* Information shown:
* Begin *
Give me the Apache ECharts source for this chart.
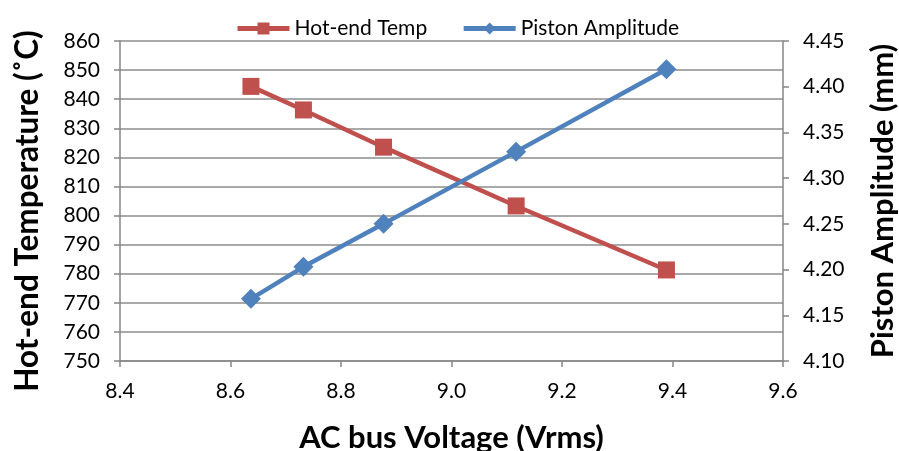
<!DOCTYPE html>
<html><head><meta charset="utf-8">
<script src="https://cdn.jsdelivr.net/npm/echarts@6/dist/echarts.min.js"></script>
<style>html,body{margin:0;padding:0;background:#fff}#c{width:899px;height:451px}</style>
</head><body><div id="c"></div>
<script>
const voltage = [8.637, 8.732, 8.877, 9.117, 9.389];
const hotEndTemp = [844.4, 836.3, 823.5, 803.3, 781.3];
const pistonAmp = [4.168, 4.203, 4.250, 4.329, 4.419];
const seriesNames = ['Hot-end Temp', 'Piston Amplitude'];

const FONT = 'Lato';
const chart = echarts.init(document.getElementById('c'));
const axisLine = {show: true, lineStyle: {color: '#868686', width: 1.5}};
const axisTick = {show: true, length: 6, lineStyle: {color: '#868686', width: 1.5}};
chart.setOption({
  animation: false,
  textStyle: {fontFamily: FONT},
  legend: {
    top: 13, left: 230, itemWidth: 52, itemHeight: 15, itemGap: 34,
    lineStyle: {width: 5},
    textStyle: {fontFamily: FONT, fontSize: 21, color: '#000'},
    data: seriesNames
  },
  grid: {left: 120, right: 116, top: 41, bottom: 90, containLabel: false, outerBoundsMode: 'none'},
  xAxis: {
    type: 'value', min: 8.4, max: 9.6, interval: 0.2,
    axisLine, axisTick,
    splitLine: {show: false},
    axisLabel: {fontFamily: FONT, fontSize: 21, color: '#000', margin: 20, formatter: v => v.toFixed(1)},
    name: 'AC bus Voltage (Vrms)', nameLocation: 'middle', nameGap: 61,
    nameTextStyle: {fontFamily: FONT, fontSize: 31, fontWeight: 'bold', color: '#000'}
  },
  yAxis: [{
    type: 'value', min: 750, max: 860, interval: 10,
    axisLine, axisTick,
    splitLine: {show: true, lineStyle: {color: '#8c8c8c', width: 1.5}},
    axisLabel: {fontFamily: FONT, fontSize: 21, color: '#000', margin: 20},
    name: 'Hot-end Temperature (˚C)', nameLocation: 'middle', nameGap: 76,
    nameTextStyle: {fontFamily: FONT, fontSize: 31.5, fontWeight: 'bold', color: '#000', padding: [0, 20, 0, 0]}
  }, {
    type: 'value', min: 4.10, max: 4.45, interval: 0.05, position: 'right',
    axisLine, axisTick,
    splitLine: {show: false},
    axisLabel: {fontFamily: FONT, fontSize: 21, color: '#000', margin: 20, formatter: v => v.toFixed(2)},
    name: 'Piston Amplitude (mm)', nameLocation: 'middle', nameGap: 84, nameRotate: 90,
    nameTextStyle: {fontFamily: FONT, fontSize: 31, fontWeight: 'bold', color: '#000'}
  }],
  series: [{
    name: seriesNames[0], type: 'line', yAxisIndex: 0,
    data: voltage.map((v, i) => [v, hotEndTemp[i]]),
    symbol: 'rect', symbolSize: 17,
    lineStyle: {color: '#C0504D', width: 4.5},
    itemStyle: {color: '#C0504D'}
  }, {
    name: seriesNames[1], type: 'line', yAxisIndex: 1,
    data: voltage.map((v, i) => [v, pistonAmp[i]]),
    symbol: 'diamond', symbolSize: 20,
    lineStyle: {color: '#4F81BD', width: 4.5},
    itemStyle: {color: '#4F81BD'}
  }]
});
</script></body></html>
* End *
* Work to do: From the first line above through the line containing "const seriesNames = ['Hot-end", copy everything exactly, without the pictures.

* Correct response:
Give me the Apache ECharts source for this chart.
<!DOCTYPE html>
<html><head><meta charset="utf-8">
<script src="https://cdn.jsdelivr.net/npm/echarts@6/dist/echarts.min.js"></script>
<style>html,body{margin:0;padding:0;background:#fff}#c{width:899px;height:451px}</style>
</head><body><div id="c"></div>
<script>
const voltage = [8.637, 8.732, 8.877, 9.117, 9.389];
const hotEndTemp = [844.4, 836.3, 823.5, 803.3, 781.3];
const pistonAmp = [4.168, 4.203, 4.250, 4.329, 4.419];
const seriesNames = ['Hot-end Temp', 'Piston Amplitude'];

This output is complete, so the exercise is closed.